Au niveau de l'administration centrale, le sujet me semble moins important. Certains dispositifs sont travaillés à l'échelle du ministère des solidarités et de la santé, la délégation interministérielle à la lutte contre la pauvreté, le haut-commissaire à l'emploi et à l'engagement des entreprises et le délégué général à l'emploi et à la formation professionnelle (DGEFP), comme le service public de l'insertion et de l'emploi (SPIE). Ce dispositif doit nous permettre d'avoir une vision globale des choses et de mettre tous les leviers en place pour accompagner les personnes les plus éloignées de l'emploi vers un emploi.

Nous croyons beaucoup à ce SPIE qui devrait nous aider à avancer ensemble, de même que le travail que nous menons actuellement sur les jeunes de moins de 26 ans qui ne perçoivent pas le RSA, avec l'aide de la DITP et du ministère du travail. Ce groupe de travail a pour objectif d'identifier sur l'ensemble du territoire les jeunes de moins de 26 ans décohabitants et désocialisés en vue de construire des parcours pour que ces jeunes soient accompagnés et disposent quand même d'un minimum pour vivre. Ce travail conjoint ne vise pas forcément à créer de nouveaux dispositifs, mais à organiser au mieux les dispositifs existants pour répondre à ces besoins. Comme Elisabeth Borne l'a indiqué, nous devons relever l'enjeu de la garantie jeunes.

Au niveau central, contrairement à l'échelon territorial, ce rapprochement ne se traduit pas par une fusion de la DGCS et la DGEFP. La question ne s'est pas posée. Pour autant, j'ai instauré des bilatérales mensuelles avec le DGEFP afin de travailler ensemble. Nous devons essayer d'attirer vers l'emploi les plus éloignés de nos concitoyens et prendre en charge tous ceux qui ne pourront pas revenir vers l'emploi.

Comment pouvons-nous moderniser le travail social en France ? J'ai dirigé un CCAS voilà quelques années. A l'époque, les personnels refusaient catégoriquement l'aller vers. Nous avons quand même avancé sur le sujet même s'il reste des marges de progrès. Une question de lisibilité du travail social se pose. Les travailleurs sociaux exercent leur mission dans des lieux extrêmement divers (départements, Pôle emploi, hébergement d'urgence, etc.). Faire progresser le travail social exige tout d'abord de travailler sur les leviers essentiels de la formation initiale et la formation continue. Au sein de la DGCS, nous gérons les 13 diplômes sociaux. Nous mettons actuellement en place un centre de ressources du travail social pour apporter, via des MOOC ou des kits de formation, un flux continu qui puisse contribuer à la modernisation du travail social. Nous devons notamment rappeler aux travailleurs sociaux que l'emploi et l'accès au logement entrent dans leur champ d'intervention et leur donner les moyens de se rapprocher de spécialistes ou de traiter eux-mêmes ces volets essentiels. Nous devons veiller à rendre le plus accessible possible à nos concitoyens l'accès à un travailleur social. Pour ce faire, nous devons rendre nos dispositifs plus lisibles. Nous avons identifié 250 000 travailleurs sociaux agissant en faveur de la lutte contre la pauvreté, tous employeurs confondus (associations, départements, CCAS, organismes de sécurité sociale, etc.).
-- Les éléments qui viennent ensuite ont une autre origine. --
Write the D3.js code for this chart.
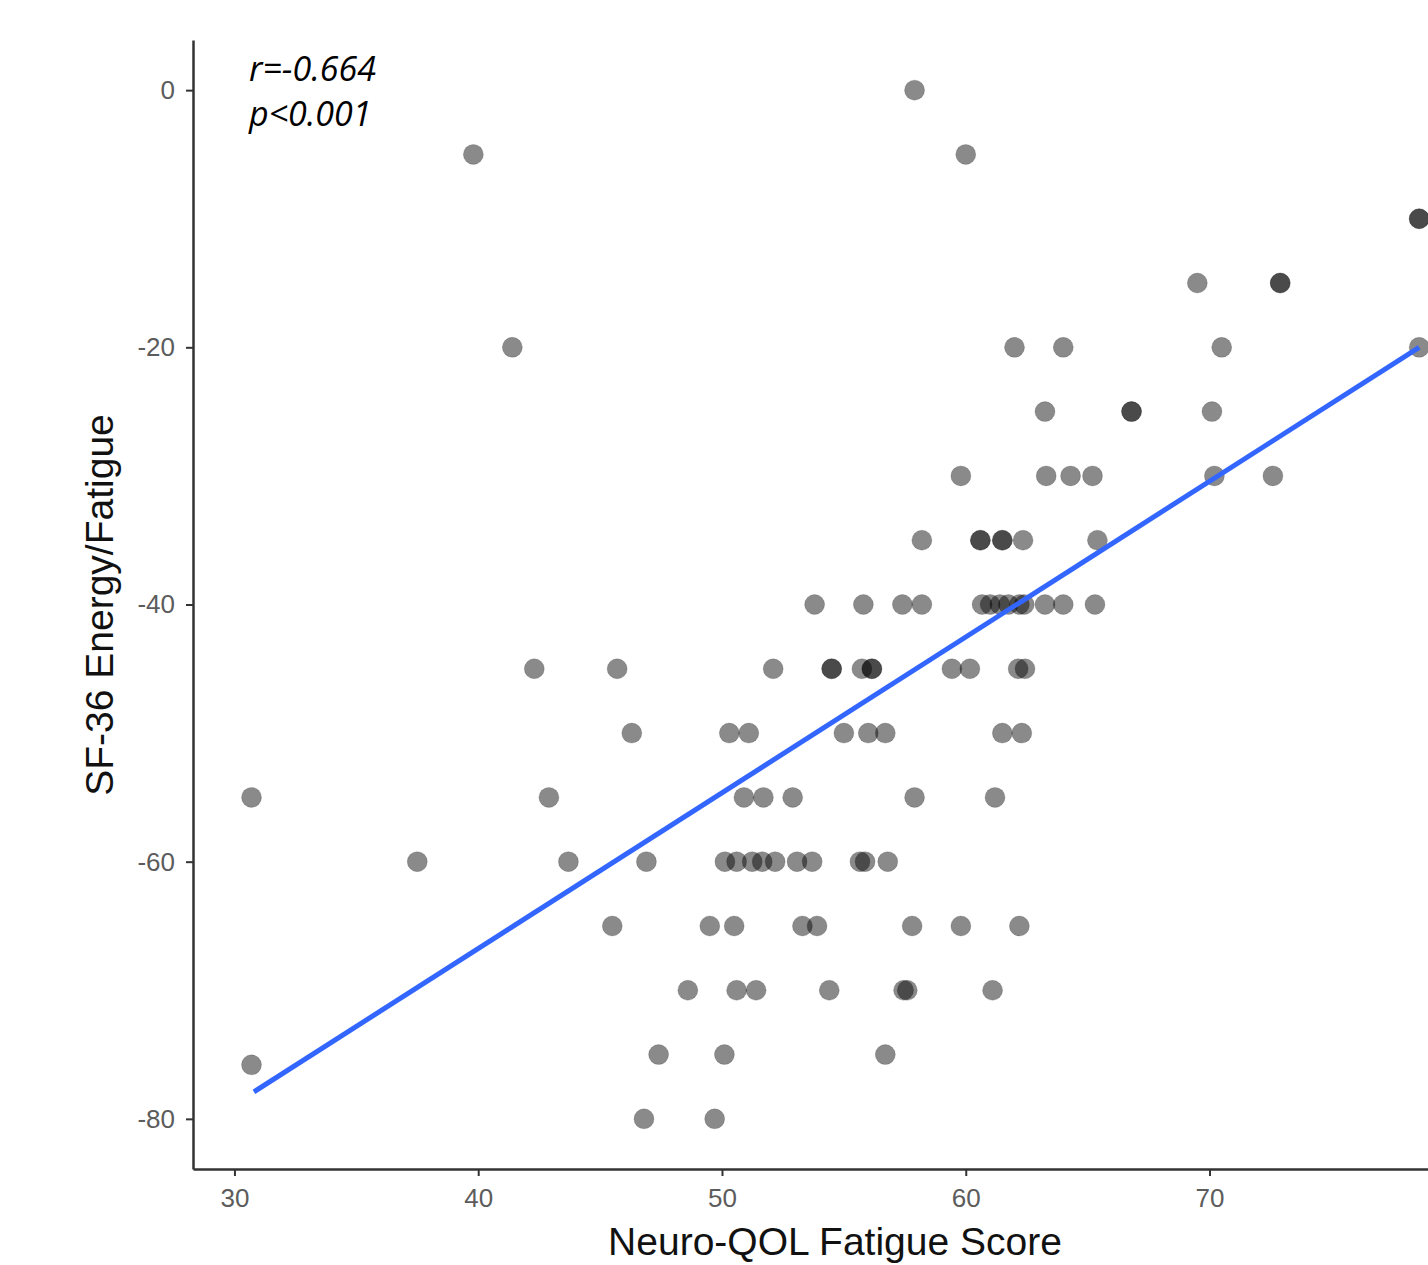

Sur le RSA, nous disposons d'un certain nombre de chiffres témoignant de l'impact de la crise. Le nombre de bénéficiaires du RSA et les dépenses consacrées à son versement ont augmenté du fait de la crise sanitaire. Selon les dernières estimations de la CNAF, à fin 2020, le nombre de bénéficiaires du RSA s'établissait à 2,08 millions de foyers, contre 1,9 million à fin 2019, soit une augmentation de 8,3 %.

Le nombre de demandes de RSA, selon les estimations de la DGCS de février 2021, a crû de 5 % entre 2019 et 2020. Nous comptons en moyenne 109 demandes de RSA supplémentaires par jour. Selon la CNAF, aux trois premiers trimestres 2020, la hausse du nombre de bénéficiaires a été causée par de moindres sorties du RSA plutôt que par des entrées accrues. Entre mai et décembre 2020, les demandes de RSA ont augmenté de plus de 15 % dans 50 départements par rapport à la même période en 2019. Les plus fortes hausses s'observent à Paris (+ 47 %), devant la Haute-Savoie (+ 43 %) et les Hauts-de-Seine (+ 41 %).

Les départements qui bénéficiaient d'une forte activité économique, notamment touristique ont été les plus touchés. Le nombre de foyers bénéficiaires du RSA semble se stabiliser à un haut niveau depuis le mois d'août.